China’s leaders have long made a habit of under promising on growth while over delivering. In the double-digit growth decades, GDP growth usually came in, surprise, surprise, handily above the official target rate.
Even as the process of decelerating growth to a more sustainable pace has taken hold over the past few years, official targets have been set at lower than likely outcomes. The current prolonged slowdown of the global economy allied to the willingness of the new leadership to push ahead with necessary structural reform (“rebalancing”) of the economy even at the expense of propping up GDP growth requires expectations and targets to be lowered yet again.
The immediate timing of finance minister Lou Jiwei’s comments in Washington that Beijing may be willing to tolerate economic growth in the second half of the this year of less than 7% may be driven by the imminence of the release of the second-quarter GDP figures on July 15; these are expected to show a further slowing from the first-quarter’s 7.7%. But they fit into a pattern of statements from senior officials that seek to send a domestic message that slowing growth is part of the Party’s management of the economy to take China to the necessary next phase of its development.
At the same time, the country’s economic managers have to ensure that slowing growth doesn’t generate social unrest that could pose a challenge to the Party’s political authority. This process of expectations setting is well underway. Seven percent is the target annual growth rate across the current (2011-15) five-year plan, don’t forget, even if 7.5% is the target for this year (which implies a contingency allowance for some sub-7% growth years ahead).
It is an exercise in managing a soft landing as opposed to a hard crash. The immediate threat of slowing growth to stability would be a spike in unemployment leading to social unrest. Yet, remember, too, how for years, 8% GDP growth was held to be the magic number below with growth couldn’t be allowed to fall or society would collapse in mass unemployment.
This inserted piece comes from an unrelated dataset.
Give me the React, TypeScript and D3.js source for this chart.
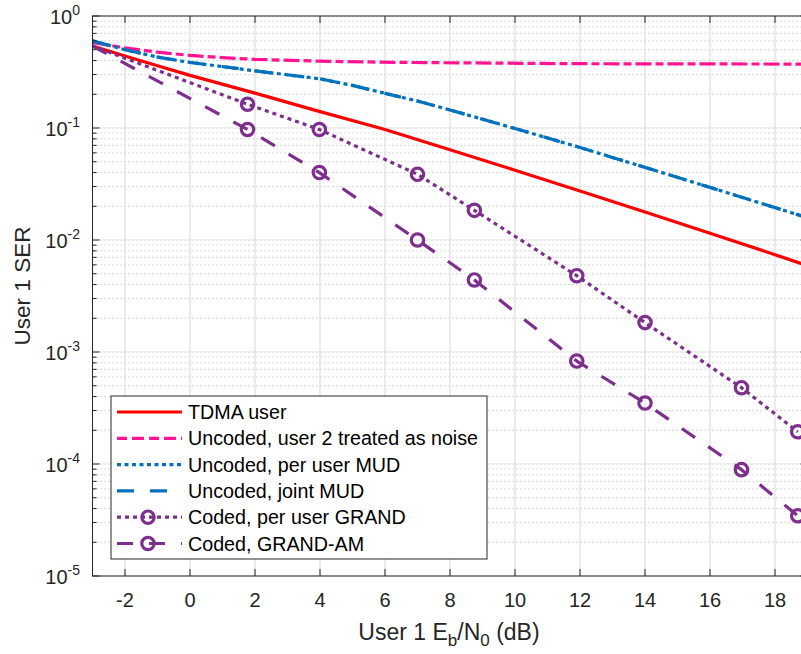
import React from 'react';
import * as d3 from 'd3';

// axes
const xDomain: [number, number] = [-3, 19];
const yDomain: [number, number] = [1e-5, 1];
const xTicks = [-2, 0, 2, 4, 6, 8, 10, 12, 14, 16, 18];
const yExponents = [0, -1, -2, -3, -4, -5];

// series (Eb/N0 in dB, SER)
const tdmaX = [-3, -2, -1, 0, 2, 4, 6, 8, 10, 12, 14, 16, 18, 19];
const tdmaY = [0.54, 0.44, 0.36, 0.295, 0.205, 0.14, 0.097, 0.064, 0.042, 0.0274, 0.0178, 0.0115, 0.0074, 0.0059];

const noiseX = [-3, -2, -1, 0, 1, 2, 4, 6.5, 12, 19];
const noiseY = [0.58, 0.52, 0.475, 0.445, 0.425, 0.41, 0.395, 0.385, 0.375, 0.372];

const mudX = [-3, -2, -1, 0, 2, 4, 5, 6, 7, 8, 10, 12, 14, 16, 19];
const mudY = [0.6, 0.5, 0.43, 0.385, 0.324, 0.275, 0.24, 0.204, 0.174, 0.145, 0.099, 0.067, 0.0445, 0.0295, 0.0158];

const grandX = [-3, 1.77, 3.98, 7.0, 8.75, 11.9, 14.0, 16.97, 18.7];
const grandY = [0.54, 0.163, 0.097, 0.0386, 0.0184, 0.0048, 0.00183, 0.00048, 0.000194];
const grandAmY = [0.54, 0.097, 0.04, 0.01, 0.0044, 0.00083, 0.00035, 0.000089, 0.0000345];

const legendLabels = [
  'TDMA user',
  'Uncoded, user 2 treated as noise',
  'Uncoded, per user MUD',
  'Uncoded, joint MUD',
  'Coded, per user GRAND',
  'Coded, GRAND-AM',
];

const FONT = '"Liberation Sans", Arial, Helvetica, sans-serif';
const AX = '#262626';

const W = 801, H = 654;
const left = 92.5, right = 807.5, top = 16, bottom = 576;

type Series = {
  xs: number[];
  ys: number[];
  color: string;
  dash: string;
  legendDash: string;
  markers: boolean;
};

const series: Series[] = [
  { xs: tdmaX, ys: tdmaY, color: '#ff0000', dash: 'none', legendDash: 'none', markers: false },
  { xs: noiseX, ys: noiseY, color: '#ff1493', dash: '16,4,8,4', legendDash: '10,5,12,5', markers: false },
  { xs: mudX, ys: mudY, color: '#0072bd', dash: '4,3.5', legendDash: '4,3.5', markers: false },
  { xs: mudX, ys: mudY, color: '#0072bd', dash: '17,16', legendDash: '17,16', markers: false },
  { xs: grandX, ys: grandY, color: '#7e2f8e', dash: '4,4', legendDash: '4,4', markers: true },
  { xs: grandX, ys: grandAmY, color: '#7e2f8e', dash: '16,16', legendDash: '16,16', markers: true },
];

export default function App() {
  const x = d3.scaleLinear().domain(xDomain).range([left, right]);
  const y = d3.scaleLog().domain(yDomain).range([bottom, top]);

  const minorY: number[] = [];
  yExponents.slice(0, -1).forEach(e => {
    for (let k = 2; k <= 9; k++) minorY.push(k * Math.pow(10, e - 1));
  });

  const line = d3.line<[number, number]>()
    .x(d => x(d[0]))
    .y(d => y(d[1]));

  const legX = 111, legY = 396, legW = 376, legH = 163;
  const rowH = 26.3;

  return (
    <svg width={W} height={H} style={{ position: 'absolute', left: 0, top: 0, background: '#fff' }}
      fontFamily={FONT}>
      <defs>
        <clipPath id="plot">
          <rect x={left} y={top} width={right - left} height={bottom - top} />
        </clipPath>
      </defs>
      <rect x={0} y={0} width={W} height={H} fill="#fff" />

      {/* grid */}
      {minorY.map((v, i) => (
        <line key={'mg' + i} x1={left} x2={right} y1={y(v)} y2={y(v)}
          stroke="#c4c4c4" strokeWidth={1} strokeDasharray="1.3,2.7" />
      ))}
      {yExponents.map(e => (
        <line key={'yg' + e} x1={left} x2={right} y1={y(Math.pow(10, e))} y2={y(Math.pow(10, e))}
          stroke="#dedede" strokeWidth={1.2} />
      ))}
      {xTicks.map(t => (
        <line key={'xg' + t} x1={x(t)} x2={x(t)} y1={top} y2={bottom} stroke="#dedede" strokeWidth={1.2} />
      ))}

      {/* series */}
      <g clipPath="url(#plot)">
        {series.map((s, i) => (
          <path key={'s' + i}
            d={line(s.xs.map((v, j) => [v, s.ys[j]] as [number, number])) || ''}
            fill="none" stroke={s.color} strokeWidth={3.2}
            strokeDasharray={s.dash} strokeLinecap="butt" strokeLinejoin="round" />
        ))}
      </g>
      {series.filter(s => s.markers).map((s, i) => (
        <g key={'m' + i}>
          {s.xs.slice(1).map((v, j) => (
            <circle key={j} cx={x(v)} cy={y(s.ys[j + 1])} r={6.2}
              fill="none" stroke={s.color} strokeWidth={3.2} />
          ))}
        </g>
      ))}

      {/* axes box */}
      <rect x={left} y={top} width={right - left} height={bottom - top} fill="none" stroke={AX} strokeWidth={1} />
      {xTicks.map(t => (
        <g key={'xt' + t}>
          <line x1={x(t)} x2={x(t)} y1={bottom} y2={bottom - 7} stroke={AX} />
          <line x1={x(t)} x2={x(t)} y1={top} y2={top + 7} stroke={AX} />
          <text x={x(t)} y={607} textAnchor="middle" fontSize={20} fill={AX}>{t}</text>
        </g>
      ))}
      {yExponents.map(e => (
        <g key={'yt' + e}>
          <line x1={left} x2={left + 7} y1={y(Math.pow(10, e))} y2={y(Math.pow(10, e))} stroke={AX} />
          <line x1={right} x2={right - 7} y1={y(Math.pow(10, e))} y2={y(Math.pow(10, e))} stroke={AX} />
          <text x={80} y={y(Math.pow(10, e)) + 8} textAnchor="end" fontSize={20} fill={AX}>
            10<tspan fontSize={14} dy={-9}>{e}</tspan>
          </text>
        </g>
      ))}
      {minorY.map((v, i) => (
        <g key={'ym' + i}>
          <line x1={left} x2={left + 4} y1={y(v)} y2={y(v)} stroke={AX} />
          <line x1={right} x2={right - 4} y1={y(v)} y2={y(v)} stroke={AX} />
        </g>
      ))}

      {/* axis labels */}
      <text x={449} y={640} textAnchor="middle" fontSize={23} fill={AX}>
        User 1 E<tspan fontSize={17} dy={6}>b</tspan><tspan dy={-6}>/N</tspan>
        <tspan fontSize={17} dy={6}>0</tspan><tspan dy={-6}> (dB)</tspan>
      </text>
      <text transform={`translate(30,286) rotate(-90)`} textAnchor="middle" fontSize={22.5} fill={AX}>
        User 1 SER
      </text>

      {/* legend */}
      <rect x={legX} y={legY} width={legW} height={legH} fill="#fff" stroke={AX} strokeWidth={1} />
      {series.map((s, i) => {
        const cy = legY + 16 + i * rowH;
        return (
          <g key={'l' + i}>
            <line x1={117} x2={182} y1={cy} y2={cy} stroke={s.color} strokeWidth={3.2}
              strokeDasharray={s.legendDash} />
            {s.markers && (
              <circle cx={148} cy={cy} r={6.2} fill="none" stroke={s.color} strokeWidth={3.2} />
            )}
            <text x={188} y={cy + 7} fontSize={19.7} fill="#000">{legendLabels[i]}</text>
          </g>
        );
      })}
    </svg>
  );
}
Yet the growth rate has slipped below 8% without those dire consequences coming true.
The bigger risk to stability (as Beijing is well aware) is the consequences of over-investment and the huge expansion of the shadow banking system blowing up. It will take the rebalancing structural reforms to defuse those threats. They, in turn, will take time to put in place.
Beijing, meanwhile, has a nuanced message to deliver. For decades a simple GDP growth number — the higher the better, but always met if you didn’t peer too closely under the hood — was how it communicated that it was delivering the increasing living standards for all Chinese on which the legitimacy of its monopoly on power rested. Now it has to emphasize that the quality of growth is more important than the quantity. Less is more will be a new experience for a couple of generations — of citizens, officials and investors — which have only known more to be more.